The plaintiff moved to Israel at age 8 to live with family, but continued to suffer from “pervasive and fragmented memories and dreams about Pekkar,” according to the suit. At home in New York on summer breaks, she tried cold-calling people named Pekkar out of the phone book, pretending to be a police officer. Finally, at age 18, the suit says, she discovered a copy of the tribunal's verdict in her father’s files, confronted him about it, and demanded to confront Pekkar.

According to the suit, Pekkar did not deny the abuse when the plaintiff approached him about it, but claimed she had “wanted” it. It claims he even gave her a tour of his house, pointing out the areas where he abused her. More than a decade later, when she was 30, the plaintiff tried again to confront Pekkar. This time, the suit claims, he threatened to take legal action against her.
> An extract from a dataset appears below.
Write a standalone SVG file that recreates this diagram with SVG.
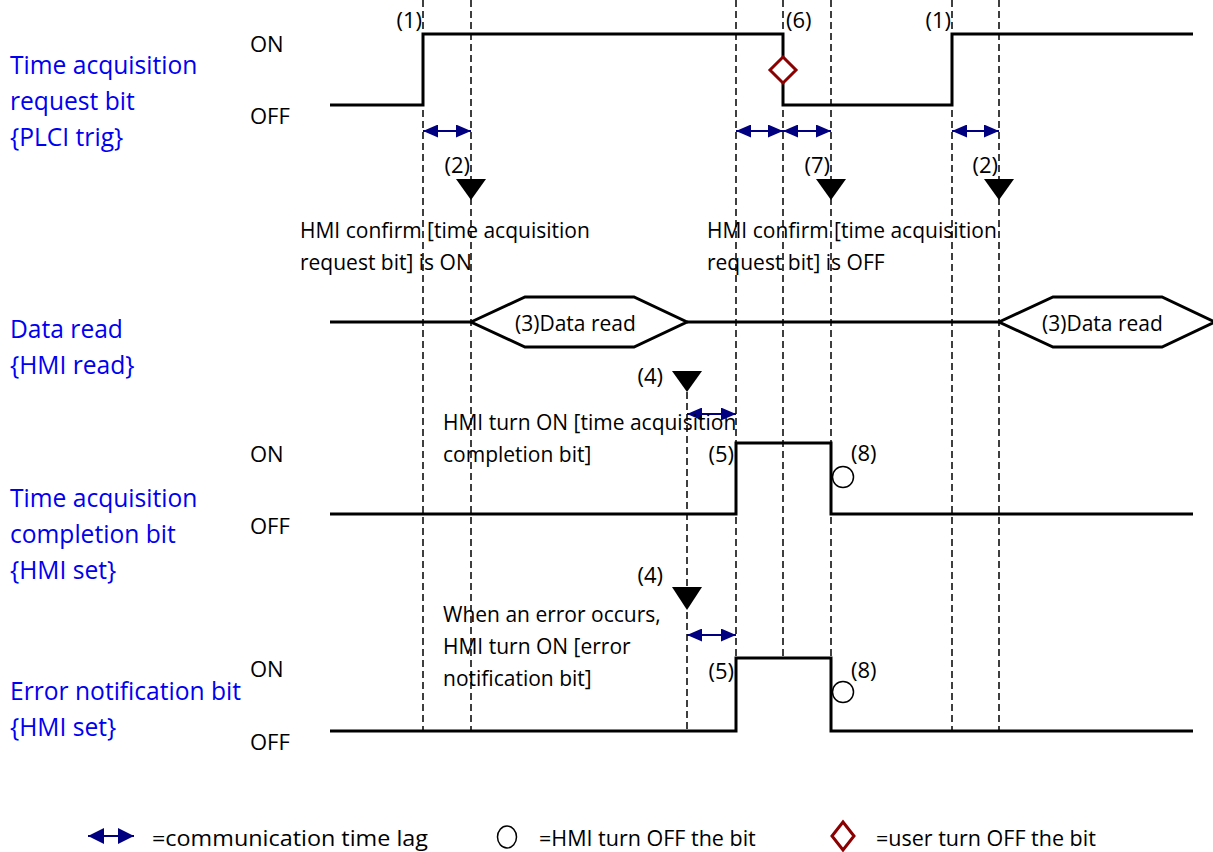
<svg xmlns="http://www.w3.org/2000/svg" width="1213" height="852" viewBox="0 0 1213 852">
<style>
text{font-family:"Open Sans","Liberation Sans",sans-serif;font-size:21px;fill:#000}
.lbl{font-size:24.6px;fill:#0000F0}
.st{font-size:22px}
.num{font-size:22px}
.e{text-anchor:end}
.leg{font-size:21.5px}
.sig{fill:none;stroke:#000;stroke-width:3;stroke-linejoin:miter}
.dash{stroke:#000;stroke-width:1.5;stroke-dasharray:7 4;fill:none}
.lag{stroke:#000080;stroke-width:2;marker-start:url(#ah);marker-end:url(#ah)}
.tri{fill:#000}
.circ{fill:#fff;stroke:#000;stroke-width:1.5}
.dia{fill:#fff;stroke:#8B0000;stroke-width:3}
</style>
<defs>
<marker id="ah" viewBox="0 0 15 13" refX="15" refY="6.5" markerWidth="15" markerHeight="13" markerUnits="userSpaceOnUse" orient="auto-start-reverse">
<path d="M0,0 L15,6.5 L0,13 Z" fill="#000080"/>
</marker>
<marker id="ahL" viewBox="0 0 16 16" refX="16" refY="8" markerWidth="16" markerHeight="16" markerUnits="userSpaceOnUse" orient="auto-start-reverse">
<path d="M0,0 L16,8 L0,16 Z" fill="#000080"/>
</marker>
</defs>
<rect width="1213" height="852" fill="#fff"/>

<g id="row-labels">
<text class="lbl" x="10" y="74">Time acquisition</text>
<text class="lbl" x="10" y="110">request bit</text>
<text class="lbl" x="10" y="146">{PLCI trig}</text>
<text class="lbl" x="10" y="338">Data read</text>
<text class="lbl" x="10" y="374">{HMI read}</text>
<text class="lbl" x="10" y="507">Time acquisition</text>
<text class="lbl" x="10" y="543">completion bit</text>
<text class="lbl" x="10" y="579">{HMI set}</text>
<text class="lbl" x="10" y="700">Error notification bit</text>
<text class="lbl" x="10" y="736">{HMI set}</text>
<text class="st" x="250" y="52">ON</text>
<text class="st" x="250" y="124">OFF</text>
<text class="st" x="250" y="462">ON</text>
<text class="st" x="250" y="534">OFF</text>
<text class="st" x="250" y="677">ON</text>
<text class="st" x="250" y="750">OFF</text>
</g>

<g id="connectors">
<line class="dash" x1="423" y1="0" x2="423" y2="731"/>
<line class="dash" x1="471" y1="0" x2="471" y2="731"/>
<line class="dash" x1="687" y1="392" x2="687" y2="731"/>
<line class="dash" x1="736" y1="0" x2="736" y2="731"/>
<line class="dash" x1="783" y1="0" x2="783" y2="658"/>
<line class="dash" x1="831" y1="0" x2="831" y2="731"/>
<line class="dash" x1="952" y1="0" x2="952" y2="731"/>
<line class="dash" x1="999" y1="0" x2="999" y2="731"/>
<line class="lag" x1="423" y1="131" x2="471" y2="131"/>
<line class="lag" x1="736" y1="131" x2="783" y2="131"/>
<line class="lag" x1="783" y1="131" x2="831" y2="131"/>
<line class="lag" x1="952" y1="131" x2="999" y2="131"/>
<line class="lag" x1="687" y1="414" x2="736" y2="414"/>
<line class="lag" x1="687" y1="635" x2="736" y2="635"/>
</g>

<g id="request-bit">
<path class="sig" d="M330,105 H423 V34 H783 V105 H952 V34 H1193"/>
<text class="num e" x="422" y="28">(1)</text>
<text class="num" x="786" y="28">(6)</text>
<text class="num e" x="951" y="28">(1)</text>
<path class="dia" d="M783,57 L796,70 L783,83 L770,70 Z"/>
</g>

<g id="confirm-on">
<polygon class="tri" points="456,179 486,179 471,200"/>
<text class="num e" x="470" y="173">(2)</text>
<text x="300" y="238">HMI confirm [time acquisition</text>
<text x="300" y="270">request bit] is ON</text>
</g>

<g id="confirm-off">
<polygon class="tri" points="816,179 846,179 831,200"/>
<text class="num e" x="830" y="173">(7)</text>
<text x="707" y="238">HMI confirm [time acquisition</text>
<text x="707" y="270">request bit] is OFF</text>
</g>

<g id="confirm-on-2">
<polygon class="tri" points="984,179 1014,179 999,200"/>
<text class="num e" x="998" y="173">(2)</text>
</g>

<g id="data-read">
<path class="sig" d="M330,322 H471 M687,322 H999"/>
<path class="sig" d="M471,322 L525,297 H634 L687,322 L634,347 H525 Z"/>
<path class="sig" d="M999,322 L1053,297 H1162 L1215,322 L1162,347 H1053 Z"/>
<text x="515" y="331">(3)Data read</text>
<text x="1042" y="331">(3)Data read</text>
</g>

<g id="completion-bit">
<polygon class="tri" points="672,371 702,371 687,392"/>
<text class="num e" x="663" y="384">(4)</text>
<text x="443" y="430">HMI turn ON [time acquisition</text>
<text x="443" y="462">completion bit]</text>
<path class="sig" d="M330,514 H736 V443 H831 V514 H1193"/>
<text class="num e" x="734" y="462">(5)</text>
<text class="num" x="851" y="461">(8)</text>
<circle class="circ" cx="843" cy="477" r="10.5"/>
</g>

<g id="error-bit">
<polygon class="tri" points="672,587 702,587 687,610"/>
<text class="num e" x="663" y="583">(4)</text>
<text x="443" y="622">When an error occurs,</text>
<text x="443" y="654">HMI turn ON [error</text>
<text x="443" y="686">notification bit]</text>
<path class="sig" d="M330,731 H736 V658 H831 V731 H1193"/>
<text class="num e" x="734" y="679">(5)</text>
<text class="num" x="851" y="678">(8)</text>
<circle class="circ" cx="843" cy="692" r="10.5"/>
</g>

<g id="legend">
<line x1="88" y1="836" x2="134" y2="836" stroke="#000080" stroke-width="2" marker-start="url(#ahL)" marker-end="url(#ahL)"/>
<text class="leg" x="152" y="846" textLength="276" lengthAdjust="spacingAndGlyphs">=communication time lag</text>
<ellipse class="circ" cx="507" cy="837" rx="9.5" ry="11"/>
<text class="leg" x="539" y="846">=HMI turn OFF the bit</text>
<path class="dia" d="M843,822 L854,836 L843,850 L832,836 Z"/>
<text class="leg" x="876" y="846">=user turn OFF the bit</text>
</g>
</svg>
“I just let it go,” the plaintiff said. “Talking to him was always really hard, so I just tried to forget about it and go on with my life, understanding that no one is going to listen anyway.”

Then, last year, she heard about the Child Victims Act—a 2019 New York law that allows victims of child sexual abuse a chance to file their claims that would otherwise be outside the stuate of limitations. It had been years since they last spoke, but, “when I heard I could sue [Pekkar], I actually called his house,” the plaintiff said. “I asked for him and they said one second and I hung up. I just needed to know he was alive.”

It took time to find a lawyer who would take her case, and more to compile a complaint from a more than 30-year-old incident. The plaintiff was finally prepared to file the lawsuit this summer when she got the news she had been dreading most of her life: Pekkar was dead.

“When he died it was just an absolute shock, to her especially,” Crumiller recalled. “Now [was] like, ‘We have to figure out how to sue a dead person.’”

Doing so required a novel legal strategy, which involved requesting a lien on the menorah and demanding an administrator be put in charge of Pekkar’s estate. The ownership of the menorah itself is still unclear, as is who will be appointed to take over the Pekkar estate. But Crumiller said she is hopeful it will result in her client seeing justice, after 30 years of being denied it.

The plaintiff knows the lawsuit will likely be unpopular in the Chabad community. (“[It’s] kind of telling a person that that piece of art you’ve been looking at for 40 years might just not be as holy as you think it is,” she said.) But she said she doesn’t resent the Chabad movement; in fact, she’s grown closer to it in recent years, drawn to the beauty and spirituality of its fundamental texts.

She also still feels love for Schneerson, who died in 1994. In a strange way, she said, she is doing this to help him.

“For a whole decade he was lighting [the menorah] and loving it, and he was loving something that wasn’t holy,” she said. “He touched a lie. And if he knew, maybe he wouldn't touch it.”

But she is also, she said, doing this to help other people who endured abuse and are too afraid to speak up about it.

“No one talks about it, so you think it’s a big secret you have to not talk about and keep to yourself,” she said. “You don't even think about other people being hurt, but maybe they did.”

She added: “I think once you're strong enough and able to take care of other people, you should.”